Hasta aquí nos hemos ocupado del deber educativo de la Iglesia, que es consolidar pedagógicamente a la Nueva Humanidad. Pero no podemos dejar de observar que el ser de las iglesias, su realidad constatable por ya un buen número de estudios sociológicos, con frecuencia refleja que en las congregaciones se ha desencarnado el Evangelio, mediatizándolo con una versión que enfatiza casi exclusivamente las expresiones emocionales como criterio de autenticidad de la experiencia de Dios. Sin duda que el poder del Espíritu se manifiesta de maneras extraordinarias, y es un error academicista minimizar o negar las experiencias espirituales que llevan a miles de latinoamericanos cada día a sumarse, mayormente, a las iglesias pentecostales y neopentecostales.

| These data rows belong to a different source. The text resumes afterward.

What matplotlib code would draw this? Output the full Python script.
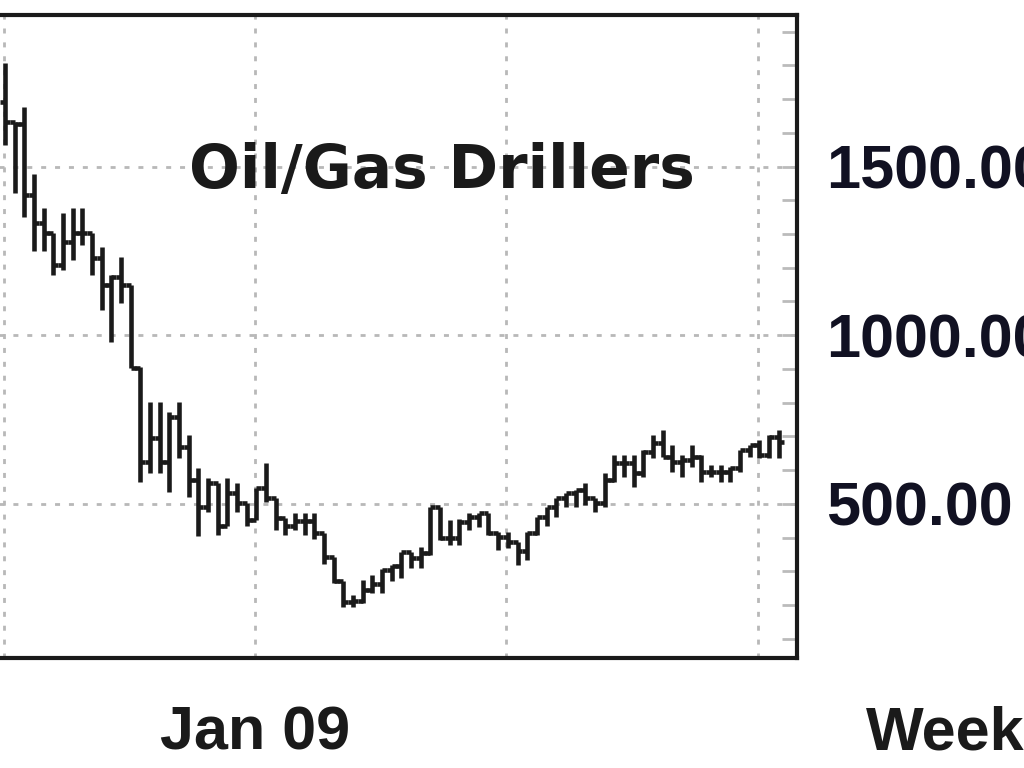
import matplotlib
matplotlib.use("Agg")
import matplotlib.pyplot as plt
import matplotlib.dates as mdates
import pandas as pd

# weekly bars, Jul 2008 - Jan 2010
weeks = pd.date_range("2008-07-03", periods=81, freq="7D")

opens = [1691, 1632, 1625, 1416, 1333, 1303, 1208, 1276, 1303, 1303,
         1229, 1149, 1173, 1149, 903, 624, 696, 624, 758, 669,
         571, 491, 562, 435, 533, 503, 452, 547, 518, 458,
         435, 450, 450, 414, 343, 272, 209, 212, 245, 263,
         304, 316, 358, 340, 355, 491, 399, 399, 447, 461,
         473, 414, 402, 387, 361, 414, 461, 491, 518, 533,
         541, 518, 503, 571, 621, 621, 592, 654, 681, 639,
         624, 630, 639, 595, 595, 595, 607, 660, 675, 645,
         698]
highs = [1807, 1632, 1677, 1478, 1377, 1303, 1362, 1377, 1377, 1303,
         1262, 1179, 1232, 1149, 906, 802, 802, 773, 802, 704,
         607, 577, 562, 577, 562, 503, 547, 621, 518, 458,
         473, 473, 473, 414, 343, 272, 230, 275, 290, 307,
         319, 358, 358, 372, 491, 491, 452, 455, 473, 473,
         473, 417, 417, 387, 417, 461, 491, 518, 533, 541,
         562, 518, 592, 645, 645, 645, 660, 704, 719, 675,
         645, 675, 645, 616, 616, 610, 660, 675, 690, 704,
         719]
lows = [1564, 1422, 1351, 1250, 1250, 1179, 1193, 1223, 1268, 1179,
        1075, 980, 1096, 903, 565, 592, 592, 535, 636, 521,
        405, 476, 408, 435, 476, 435, 452, 506, 423, 408,
        423, 408, 396, 322, 266, 195, 195, 206, 236, 236,
        272, 281, 310, 310, 349, 393, 378, 378, 423, 432,
        408, 364, 370, 319, 334, 408, 435, 461, 491, 491,
        497, 476, 491, 565, 580, 550, 580, 636, 639, 595,
        580, 610, 565, 580, 565, 565, 595, 639, 636, 636,
        636]
closes = [1632, 1625, 1416, 1333, 1303, 1208, 1276, 1303, 1303, 1229,
          1149, 1173, 1149, 903, 624, 696, 624, 758, 669, 571,
          491, 562, 435, 533, 503, 452, 547, 518, 458, 435,
          450, 450, 414, 343, 272, 209, 212, 245, 263, 304,
          316, 358, 340, 355, 491, 399, 399, 447, 461, 473,
          414, 402, 387, 361, 414, 461, 491, 518, 533, 541,
          518, 503, 571, 621, 621, 592, 654, 681, 639, 624,
          630, 639, 595, 595, 595, 607, 660, 675, 645, 698,
          684]

grid_dates = pd.to_datetime(["2008-07-02", "2008-12-31", "2009-07-01", "2009-12-30"])
grid_labels = ["", "Jan 09", "", ""]
y_ticks = [500, 1000, 1500]
y_labels = ["500.00", "1000.00", "1500.00"]

ink = "#1a1a1a"
label_font = dict(family=["Liberation Sans", "DejaVu Sans"], weight="bold", size=44)

fig = plt.figure(figsize=(10.24, 7.68), dpi=100)
ax = fig.add_axes([-30 / 1024, 110 / 768, 827 / 1024, 643 / 768])

x = mdates.date2num(weeks)
half = 3.6
ax.vlines(x, lows, highs, color=ink, lw=3.3)
ax.hlines(opens, x - half, x, color=ink, lw=3.3)
ax.hlines(closes, x, x + half, color=ink, lw=3.3)

ax.set_xlim(x[0] - 25.3, x[0] + 573.3)
ax.set_ylim(43.5, 1949)

ax.set_xticks(mdates.date2num(grid_dates))
ax.set_xticklabels(grid_labels, fontdict=label_font, color=ink)
ax.set_yticks(y_ticks)
ax.set_yticklabels(y_labels, fontdict=label_font, color="#111122")
ax.set_yticks(range(100, 2000, 100), minor=True)

ax.yaxis.tick_right()
ax.tick_params(axis="x", length=0, pad=34)
ax.tick_params(axis="y", which="both", direction="in", length=11, width=2,
               color="#bbbbbb", pad=21)

ax.grid(True, which="major", color="#b8b8b8", lw=2, linestyle=(0, (1.8, 3.2)))
ax.set_axisbelow(True)

for s in ax.spines.values():
    s.set_linewidth(3)
    s.set_color(ink)

fig.text(442 / 1024, 1 - 188 / 768, "Oil/Gas Drillers", ha="center", va="baseline",
         fontsize=43, weight="bold", family="DejaVu Sans", color=ink)
fig.text(866 / 1024, 1 - 750 / 768, "Weekly", ha="left", va="baseline",
         color=ink, **label_font)

fig.savefig("out.png", dpi=100, facecolor="white")
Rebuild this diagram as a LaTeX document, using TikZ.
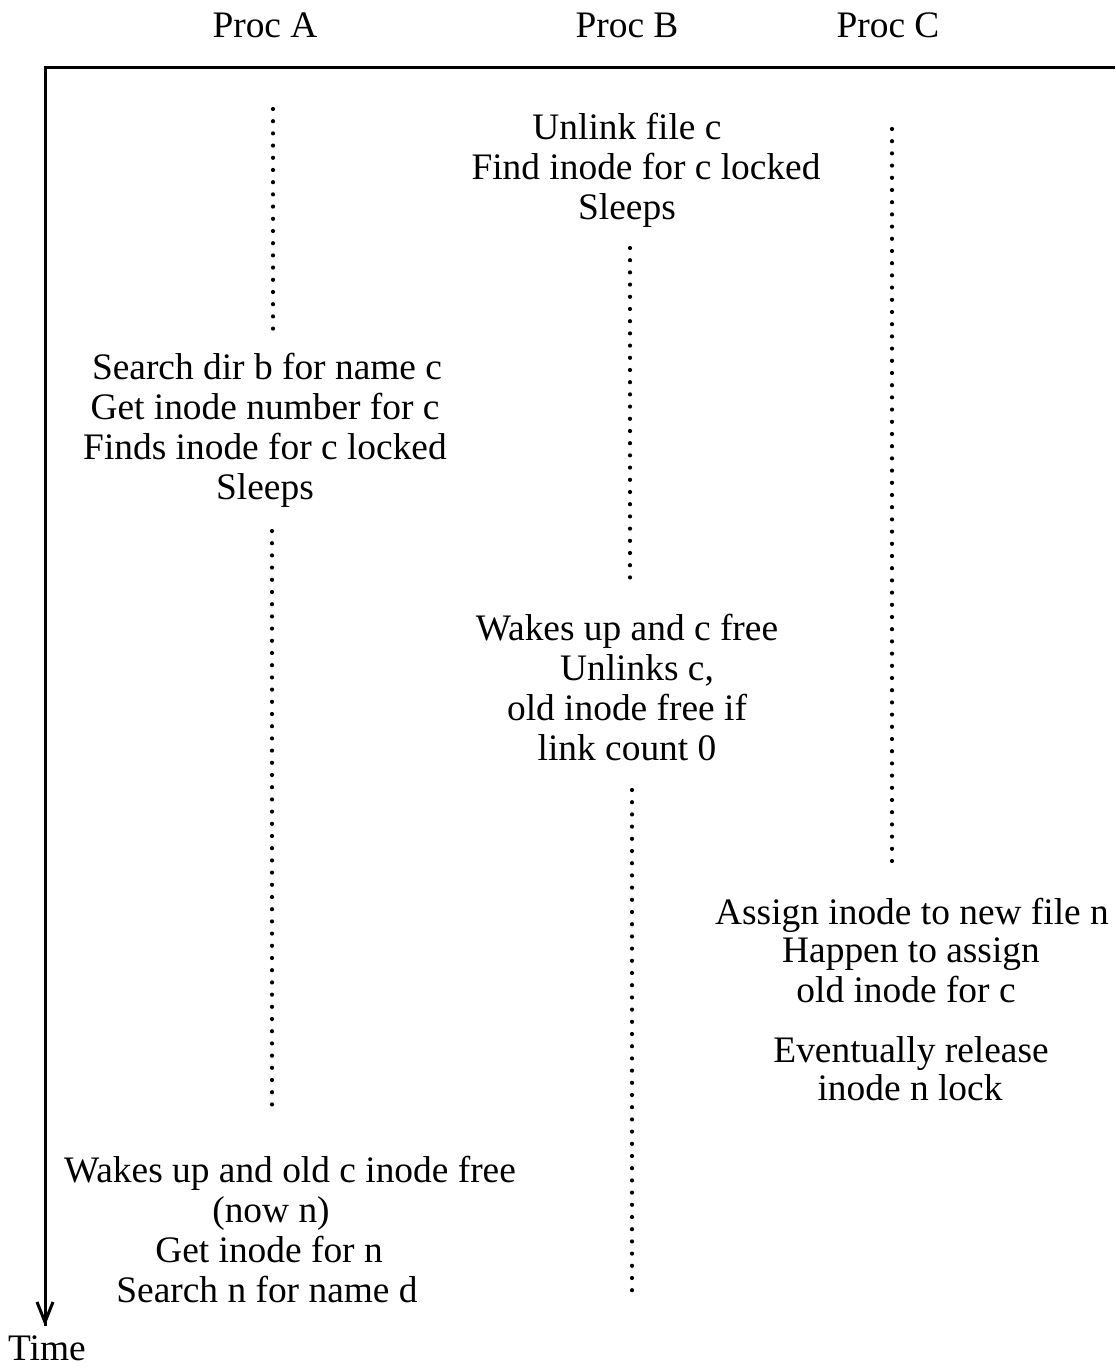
\documentclass[tikz,border=0pt]{standalone}
\usepackage{fontspec}
\setmainfont{Liberation Serif}
\usetikzlibrary{arrows.meta}
\begin{document}
\begin{tikzpicture}[x=0.5pt,y=-0.5pt,
  lbl/.style={font=\fontsize{18.7}{20}\selectfont, inner sep=0pt, text height=0.68em, text depth=0.2em, anchor=center, yshift=-4pt},
  axis/.style={line width=1.5pt},
  life/.style={line width=2.1pt, line cap=round, dash pattern=on 0pt off 6.1pt}]
\useasboundingbox (0,0) rectangle (1115,1368);
% headers
\node[lbl] (hA) at (265,25) {Proc A};
\node[lbl] (hB) at (627,25) {Proc B};
\node[lbl] (hC) at (888,25) {Proc C};
% axes
\coordinate (origin) at (45,68);
\coordinate (right) at (1115,68);
\coordinate (tip) at (45,1326);
\draw[axis] (right) -- (origin) -- (tip);
\draw[axis, -{Straight Barb[length=10pt,width=8pt,line width=1.5pt]}] (45,1290) -- (tip);
\node[lbl] (time) at (47,1348) {Time};
% lifelines
\coordinate (a1s) at (273,109); \coordinate (a1e) at (273,329);
\coordinate (b1s) at (630,248); \coordinate (b1e) at (630,589);
\coordinate (c1s) at (892,129); \coordinate (c1e) at (892,872);
\coordinate (a2s) at (272,531); \coordinate (a2e) at (272,1110);
\coordinate (b2s) at (632,790); \coordinate (b2e) at (632,1295);
\draw[life] (a1s) -- (a1e);
\draw[life] (b1s) -- (b1e);
\draw[life] (c1s) -- (c1e);
\draw[life] (a2s) -- (a2e);
\draw[life] (b2s) -- (b2e);
% Proc B first block
\node[lbl] (b11) at (627,127) {Unlink file c};
\node[lbl] (b12) at (646,167) {Find inode for c locked};
\node[lbl] (b13) at (627,207) {Sleeps};
% Proc A first block
\node[lbl] (a11) at (267,367) {Search dir b for name c};
\node[lbl] (a12) at (265,407) {Get inode number for c};
\node[lbl] (a13) at (265,447) {Finds inode for c locked};
\node[lbl] (a14) at (265,487) {Sleeps};
% Proc B second block
\node[lbl] (b21) at (627,628) {Wakes up and c free};
\node[lbl] (b22) at (637,668) {Unlinks c,};
\node[lbl] (b23) at (627,708) {old inode free if};
\node[lbl] (b24) at (627,748) {link count 0};
% Proc C block
\node[lbl] (c1) at (912,912) {Assign inode to new file n};
\node[lbl] (c2) at (911,950) {Happen to assign};
\node[lbl] (c3) at (906,990) {old inode for c};
\node[lbl] (c4) at (911,1050) {Eventually release};
\node[lbl] (c5) at (910,1088) {inode n lock};
% Proc A second block
\node[lbl] (a21) at (290,1170) {Wakes up and old c inode free};
\node[lbl] (a22) at (271,1210) {(now n)};
\node[lbl] (a23) at (269,1250) {Get inode for n};
\node[lbl] (a24) at (267,1290) {Search n for name d};
\end{tikzpicture}
\end{document}
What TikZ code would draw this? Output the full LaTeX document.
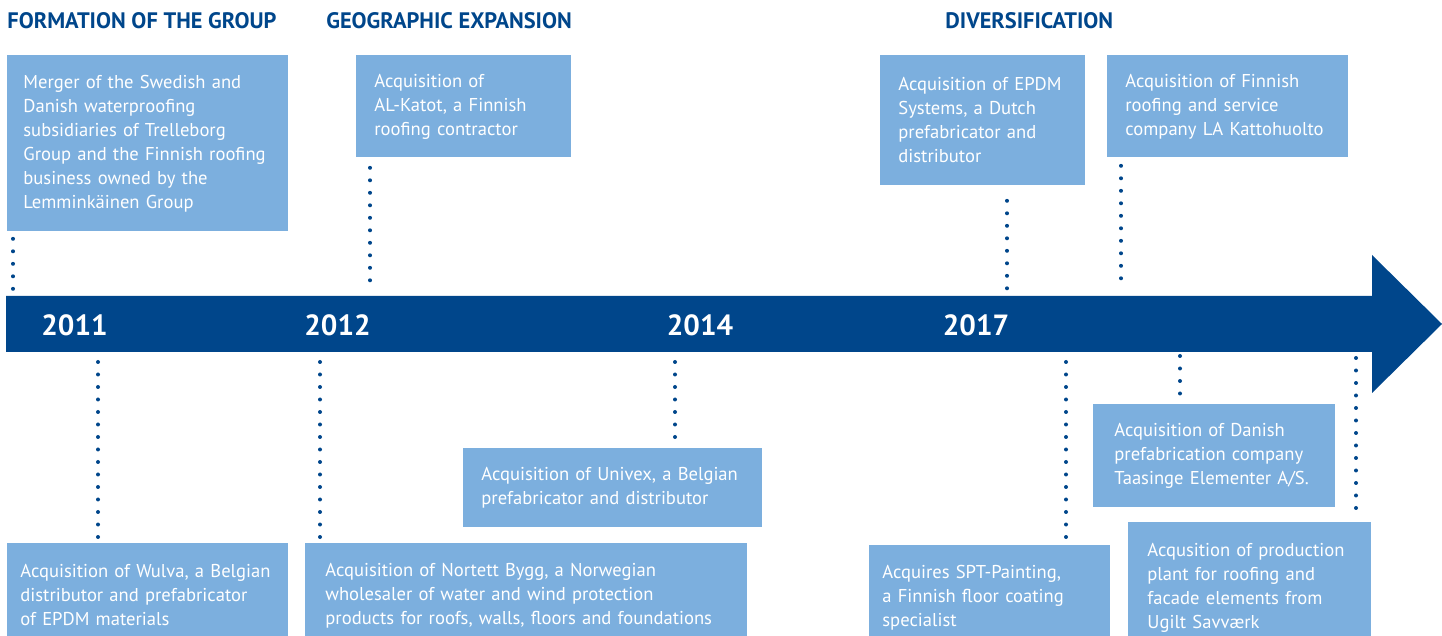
\documentclass[tikz,border=0pt]{standalone}
\usepackage{fontspec}
\setmainfont{PT Sans}
\usetikzlibrary{calc}
\hyphenpenalty=10000
\definecolor{navy}{RGB}{0,70,139}
\definecolor{paleblue}{RGB}{124,175,222}
\tikzset {
    evbox/.style = {fill = paleblue, text = white, anchor = north west,
        inner xsep = 9pt, inner ysep = 0pt, align = left,
        font = \fontsize{9.3pt}{12pt}\selectfont},
    heading/.style = {anchor = base west, inner sep = 0pt, text = navy,
        font = \fontsize{11.2pt}{13pt}\selectfont\bfseries},
    year/.style = {text = white, inner sep = 0pt,
        font = \fontsize{14.6pt}{17pt}\selectfont\bfseries},
    dotline/.style = {navy, line width = 2pt, line cap = round,
        dash pattern = on 0pt off 6.25pt},
}
\begin{document}
\begin{tikzpicture}[x = 0.5pt, y = -0.5pt]
    \useasboundingbox (0, 0) rectangle (1442, 636);
    % headings
    \node[heading] (h1) at (7, 29) {FORMATION OF THE GROUP};
    \node[heading] (h2) at (326, 29) {GEOGRAPHIC EXPANSION};
    \node[heading] (h3) at (945, 29) {DIVERSIFICATION};
    % time line
    \fill[navy] (6, 296) -- (1372, 296) -- (1372, 255) -- (1442, 324)
        -- (1372, 393) -- (1372, 352) -- (6, 352) -- cycle;
    \node[year] (y11) at (74.5, 325) {2011};
    \node[year] (y12) at (337.5, 325) {2012};
    \node[year] (y14) at (700, 325) {2014};
    \node[year] (y17) at (976, 325) {2017};
    % events above
    \node[evbox, text width = 124.5pt, inner xsep = 8pt, minimum height = 88pt] (m1) at (7, 55)
        {Merger of the Swedish and\\ Danish waterproofing\\ subsidiaries of Trelleborg\\
         Group and the Finnish roofing\\ business owned by the\\ Lemminkäinen Group};
    \node[evbox, text width = 89.5pt, minimum height = 51pt] (m2) at (356, 55)
        {Acquisition of\\ AL-Katot, a Finnish\\ roofing contractor};
    \node[evbox, text width = 84.5pt, minimum height = 65pt] (m3) at (880, 55)
        {Acquisition of EPDM\\ Systems, a Dutch\\ prefabricator and\\ distributor};
    \node[evbox, text width = 102.5pt, minimum height = 51pt] (m4) at (1107, 55)
        {Acquisition of Finnish\\ roofing and service\\ company LA Kattohuolto};
    % events below
    \node[evbox, text width = 127.5pt, inner xsep = 6.5pt, minimum height = 52pt] (m5) at (7, 543)
        {Acquisition of Wulva, a Belgian\\ distributor and prefabricator\\ of EPDM materials};
    \node[evbox, text width = 201pt, inner xsep = 10pt, minimum height = 52pt] (m6) at (305, 543)
        {Acquisition of Nortett Bygg, a Norwegian\\ wholesaler of water and wind protection\\
         products for roofs, walls, floors and foundations};
    \node[evbox, text width = 131.5pt, minimum height = 39.5pt] (m7) at (463, 448)
        {Acquisition of Univex, a Belgian\\ prefabricator and distributor};
    \node[evbox, text width = 107.5pt, inner xsep = 6.5pt, minimum height = 52pt] (m8) at (869, 545)
        {Acquires SPT-Painting,\\ a Finnish floor coating\\ specialist};
    \node[evbox, text width = 100pt, inner xsep = 10.5pt, minimum height = 51.5pt] (m9) at (1093, 404)
        {Acquisition of Danish\\ prefabrication company\\ Taasinge Elementer A/S.};
    \node[evbox, text width = 102.5pt, inner xsep = 9.5pt, minimum height = 65pt] (m10) at (1128, 522)
        {Acqusition of production\\ plant for roofing and\\ facade elements from\\ Ugilt Savværk};
    % ends of the dotted links on the bar
    \coordinate (u1) at (13, 290);
    \coordinate (u2) at (370, 290);
    \coordinate (u3) at (1007, 290);
    \coordinate (u4) at (1121, 290);
    \coordinate (d5) at (98, 362);
    \coordinate (d6) at (320, 362);
    \coordinate (d7) at (675, 362);
    \coordinate (d8) at (1066, 362);
    \coordinate (d9) at (1180, 356);
    \coordinate (d10) at (1356, 358);
    \draw[dotline] ([yshift = -3.5pt]m1.south -| u1) -- (u1);
    \draw[dotline] ([yshift = -5pt]m2.south -| u2) -- (u2);
    \draw[dotline] ([yshift = -7.5pt]m3.south -| u3) -- (u3);
    \draw[dotline] ([yshift = -4pt]m4.south -| u4) -- (u4);
    \draw[dotline] (d5) -- ([yshift = 2.5pt]m5.north -| d5);
    \draw[dotline] (d6) -- ([yshift = 2.5pt]m6.north -| d6);
    \draw[dotline] (d7) -- ([yshift = 4pt]m7.north -| d7);
    \draw[dotline] (d8) -- ([yshift = 3.5pt]m8.north -| d8);
    \draw[dotline] (d9) -- ([yshift = 3pt]m9.north -| d9);
    \draw[dotline] (d10) -- ([yshift = 2pt]m10.north -| d10);
\end{tikzpicture}
\end{document}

Solo que también es un reduccionismo de toda la riqueza del Evangelio quedarse únicamente con la idea, y práctica, de que en lo emocional se agota el programa redentor de Jesús.
Para finalizar, el profesor ha querido reflexionar en este trabajo, con las limitadas posibilidades que ofrece el espacio de un artículo de revista, sobre el contenido bíblico de tres conceptos (Iglesia, Enseñanza y Nueva Humanidad), respecto de los que la Palabra nos ofrece un riquísimo material, apenas bosquejado en este escrito. Qué y cómo se enseña en la Iglesia, cuál es la misión de los discípulos de Jesús, debiera ser materia de evaluación constante a la luz de la Biblia. Porque como dice un estudioso de temas educativos, Juan Delval, «una reflexión sobre los fines de la educación (la cristiana en nuestro caso, CMG) es una reflexión sobre el destino del hombre, sobre el puesto que ocupa en la naturaleza, sobre las relaciones entre los seres humanos».[3]
[1] Michael Green, La iglesia local, agente de evangelización, Nueva-Creación-William B. Eerdmans, Buenos Aires-Grand Rapids, 1996, pp. 321-322.
[2] Cfr. el comentario de Gordon Fee, Primera epístola a los corintios, Nueva Creación-Eerdmans Publishing Company, 1994, pp. 891-900.
[3] Citado por Fernando Savater, El valor de educar, Instituto de Estudios Educativos y Sindicales de América, México, 1997, p. 49.